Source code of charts
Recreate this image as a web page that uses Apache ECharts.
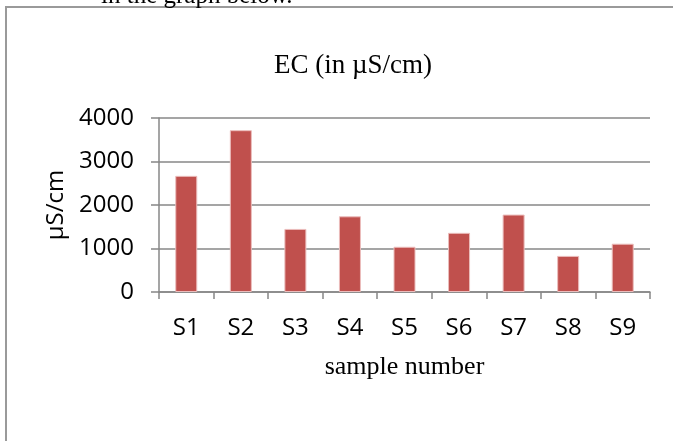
<!DOCTYPE html>
<html>
<head>
<meta charset="utf-8">
<script src="https://cdn.jsdelivr.net/npm/echarts@6/dist/echarts.min.js"></script>
<style>html,body{margin:0;padding:0;background:#fff;}#c{width:673px;height:441px;}</style>
</head>
<body>
<div id="c"></div>
<script>
const categories = ['S1','S2','S3','S4','S5','S6','S7','S8','S9'];
const ecValues = [2670, 3720, 1450, 1740, 1040, 1360, 1780, 830, 1110];
const yTicks = [0, 1000, 2000, 3000, 4000];

const chart = echarts.init(document.getElementById('c'), null, {renderer: 'canvas'});
const sansFont = '"Open Sans", "Liberation Sans", sans-serif';
const serifFont = '"Liberation Serif", "DejaVu Serif", serif';
chart.setOption({
  animation: false,
  backgroundColor: '#fff',
  title: {
    text: 'EC (in \u00b5S/cm)',
    left: 348,
    textAlign: 'center',
    top: 47,
    textStyle: {fontFamily: serifFont, fontSize: 27, fontWeight: 'normal', color: '#000'}
  },
  graphic: [
    {type: 'rect', shape: {x: 6, y: 7, width: 720, height: 500}, style: {fill: 'none', stroke: '#9a9a9a', lineWidth: 2}, z: 10, silent: true},
    {type: 'text', left: 101, top: -16, style: {text: 'in the graph below.', fontFamily: serifFont, fontSize: 25, fill: '#000'}, z: 10, silent: true}
  ],
  grid: {left: 159, right: 23, top: 118, bottom: 149, containLabel: false},
  xAxis: {
    type: 'category',
    data: categories,
    name: 'sample number',
    nameLocation: 'middle',
    nameGap: 62,
    nameTextStyle: {fontFamily: serifFont, fontSize: 26, color: '#000'},
    axisLine: {show: true, lineStyle: {color: '#878787', width: 1.5}},
    axisTick: {show: true, alignWithLabel: false, length: 7, lineStyle: {color: '#878787', width: 1.5}},
    axisLabel: {margin: 24, fontFamily: sansFont, fontSize: 24, color: '#000'}
  },
  yAxis: {
    type: 'value',
    min: yTicks[0],
    max: yTicks[yTicks.length - 1],
    interval: 1000,
    name: '\u00b5S/cm',
    nameLocation: 'middle',
    nameGap: 85,
    nameRotate: 90,
    nameTextStyle: {fontFamily: sansFont, fontSize: 24, color: '#000'},
    axisLine: {show: true, lineStyle: {color: '#878787', width: 1.5}},
    axisTick: {show: true, length: 8, lineStyle: {color: '#878787', width: 1.5}},
    axisLabel: {margin: 25, fontFamily: sansFont, fontSize: 24, color: '#000', formatter: function (v) { return String(v); }},
    splitLine: {show: true, lineStyle: {color: '#878787', width: 1.5}}
  },
  series: [{
    type: 'bar',
    data: ecValues,
    barWidth: 22,
    itemStyle: {color: '#C0504D', borderColor: '#EBBDBC', borderWidth: 1}
  }]
});
</script>
</body>
</html>
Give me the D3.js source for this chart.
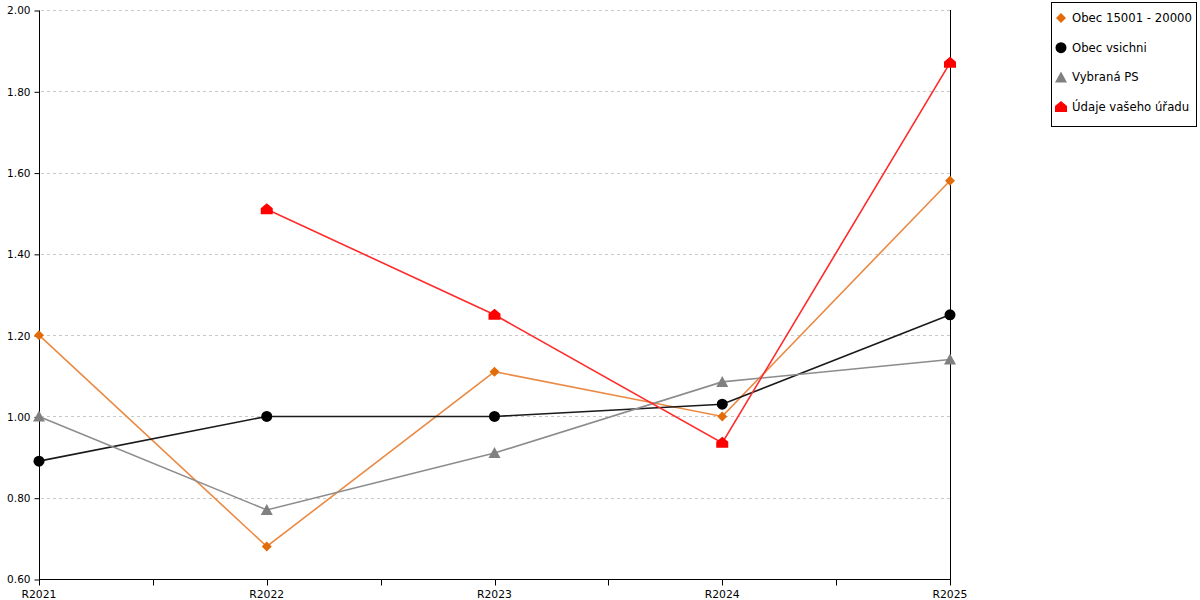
<!DOCTYPE html>
<html>
<head>
<meta charset="utf-8">
<script src="https://cdn.jsdelivr.net/npm/d3@7"></script>
<style>
  body { margin: 0; background: #fff; }
  text { font-family: "DejaVu Sans", Verdana, sans-serif; font-size: 11px; fill: #000; }
</style>
</head>
<body>
<svg id="chart" width="1200" height="600"></svg>
<script>
// chart data
const categories = ['R2021', 'R2022', 'R2023', 'R2024', 'R2025'];
const obec15001 = [1.20, 0.68, 1.11, 1.00, 1.58];
const obecVsichni = [0.89, 1.00, 1.00, 1.03, 1.25];
const vybranaPS = [1.00, 0.77, 0.91, 1.085, 1.14];
const udajeUradu = [null, 1.51, 1.25, 0.935, 1.87];
const yTicks = [0.6, 0.8, 1.0, 1.2, 1.4, 1.6, 1.8, 2.0];

const series = [
  { name: 'Obec 15001 - 20000', values: obec15001, color: '#e36c0a', line: '#ea8a45', shape: 'diamond' },
  { name: 'Obec vsichni', values: obecVsichni, color: '#000000', line: '#1a1a1a', shape: 'circle' },
  { name: 'Vybraná PS', values: vybranaPS, color: '#808080', line: '#8c8c8c', shape: 'triangle' },
  { name: 'Údaje vašeho úřadu', values: udajeUradu, color: '#ff0000', line: '#ff2a2a', shape: 'house' }
];

const svg = d3.select('#chart');
const plotL = 39, plotR = 950, plotT = 10, plotB = 579;

const x = d3.scalePoint().domain(categories).range([plotL, plotR]);
const y = d3.scaleLinear().domain([0.6, 2.0]).range([plotB, plotT]);

// dashed grid
svg.append('g').selectAll('line')
  .data(yTicks.slice(1))
  .enter()
  .append('line')
  .attr('x1', plotL + 2).attr('x2', plotR)
  .attr('y1', d => Math.round(y(d)) + 0.5).attr('y2', d => Math.round(y(d)) + 0.5)
  .attr('stroke', '#c8c8c8')
  .attr('stroke-dasharray', '3,3');

// y axis
const yAxis = svg.append('g')
  .attr('transform', `translate(${plotL + 0.5},0.5)`)
  .call(d3.axisLeft(y).tickValues(yTicks).tickFormat(d3.format('.2f')).tickSize(5).tickPadding(4));
yAxis.select('.domain').attr('d', `M0,${plotT}V${plotB}`);
yAxis.selectAll('text').style('font-size', '10.5px').style('font-family', '"DejaVu Sans", Verdana, sans-serif');

// right border
svg.append('line')
  .attr('x1', plotR + 0.5).attr('x2', plotR + 0.5)
  .attr('y1', plotT).attr('y2', plotB + 6)
  .attr('stroke', '#000');

// x axis with ticks at categories and midpoints
const step = x.step();
const xTickPos = d3.range(0, categories.length * 2 - 1).map(i => plotL + i * step / 2);
const xAxisG = svg.append('g').attr('transform', `translate(0,${plotB + 0.5})`);
xAxisG.append('line').attr('x1', plotL).attr('x2', plotR + 1).attr('stroke', '#000');
xAxisG.selectAll('.tk')
  .data(xTickPos)
  .enter()
  .append('line')
  .attr('x1', d => Math.round(d) + 0.5).attr('x2', d => Math.round(d) + 0.5)
  .attr('y1', 0).attr('y2', 6)
  .attr('stroke', '#000');
xAxisG.selectAll('text')
  .data(categories)
  .enter()
  .append('text')
  .attr('x', d => x(d))
  .attr('y', 18)
  .attr('text-anchor', 'middle')
  .style('font-size', '10.8px')
  .text(d => d);

// marker shapes
function markerPath(shape) {
  switch (shape) {
    case 'diamond': return 'M0,-5L5,0L0,5L-5,0Z';
    case 'circle': return d3.symbol(d3.symbolCircle, 95)();
    case 'triangle': return 'M0,-6L6,5L-6,5Z';
    case 'house': return 'M0,-6L6,-1L6,5L-6,5L-6,-1Z';
  }
}

const lineGen = d3.line()
  .defined(d => d.v != null)
  .x(d => x(d.c))
  .y(d => y(d.v));

series.forEach(s => {
  const pts = s.values.map((v, i) => ({ c: categories[i], v: v }));
  svg.append('path')
    .attr('fill', 'none')
    .attr('stroke', s.line)
    .attr('stroke-width', 1.6)
    .attr('d', lineGen(pts));
});

series.forEach(s => {
  svg.append('g').selectAll('path')
    .data(s.values.map((v, i) => ({ c: categories[i], v: v })).filter(d => d.v != null))
    .enter()
    .append('path')
    .attr('transform', d => `translate(${x(d.c)},${y(d.v)})`)
    .attr('d', markerPath(s.shape))
    .attr('fill', s.color);
});

// legend
const lg = svg.append('g');
lg.append('rect')
  .attr('x', 1051.5).attr('y', 2.5)
  .attr('width', 145).attr('height', 124)
  .attr('fill', '#fff').attr('stroke', '#000');
series.forEach((s, i) => {
  const ly = 18 + i * 29.7;
  lg.append('path')
    .attr('transform', `translate(1061,${ly})`)
    .attr('d', markerPath(s.shape))
    .attr('fill', s.color);
  lg.append('text')
    .attr('x', 1072).attr('y', ly + 4)
    .style('font-size', '11.7px')
    .text(s.name);
});
</script>
</body>
</html>
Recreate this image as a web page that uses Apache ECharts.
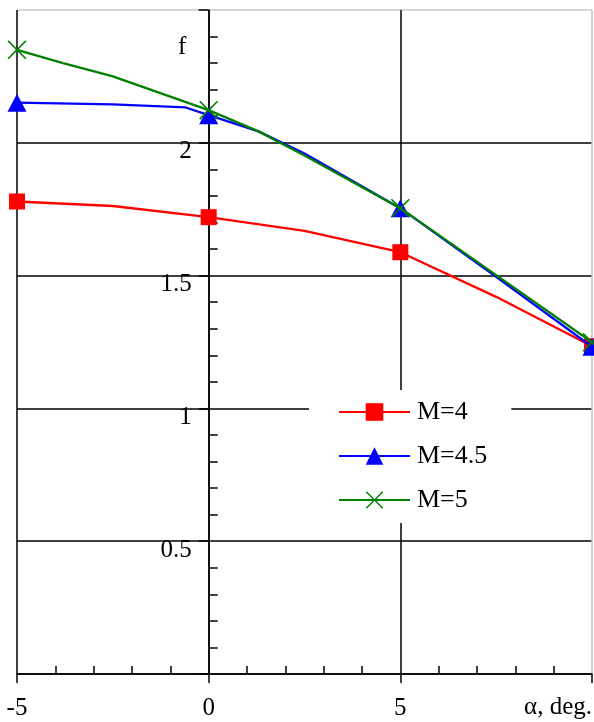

Objective ▸ Reproduce only the lines from the beginning of the data through the line that contains "const yTicks = [0, 1000, 2000, 3000, 4000];", both included, and please drop the pictures.

Output for this exercise ▸
Recreate this image as a web page that uses Apache ECharts.
<!DOCTYPE html>
<html>
<head>
<meta charset="utf-8">
<script src="https://cdn.jsdelivr.net/npm/echarts@6/dist/echarts.min.js"></script>
<style>html,body{margin:0;padding:0;background:#fff;}#c{width:673px;height:441px;}</style>
</head>
<body>
<div id="c"></div>
<script>
const categories = ['S1','S2','S3','S4','S5','S6','S7','S8','S9'];
const ecValues = [2670, 3720, 1450, 1740, 1040, 1360, 1780, 830, 1110];
const yTicks = [0, 1000, 2000, 3000, 4000];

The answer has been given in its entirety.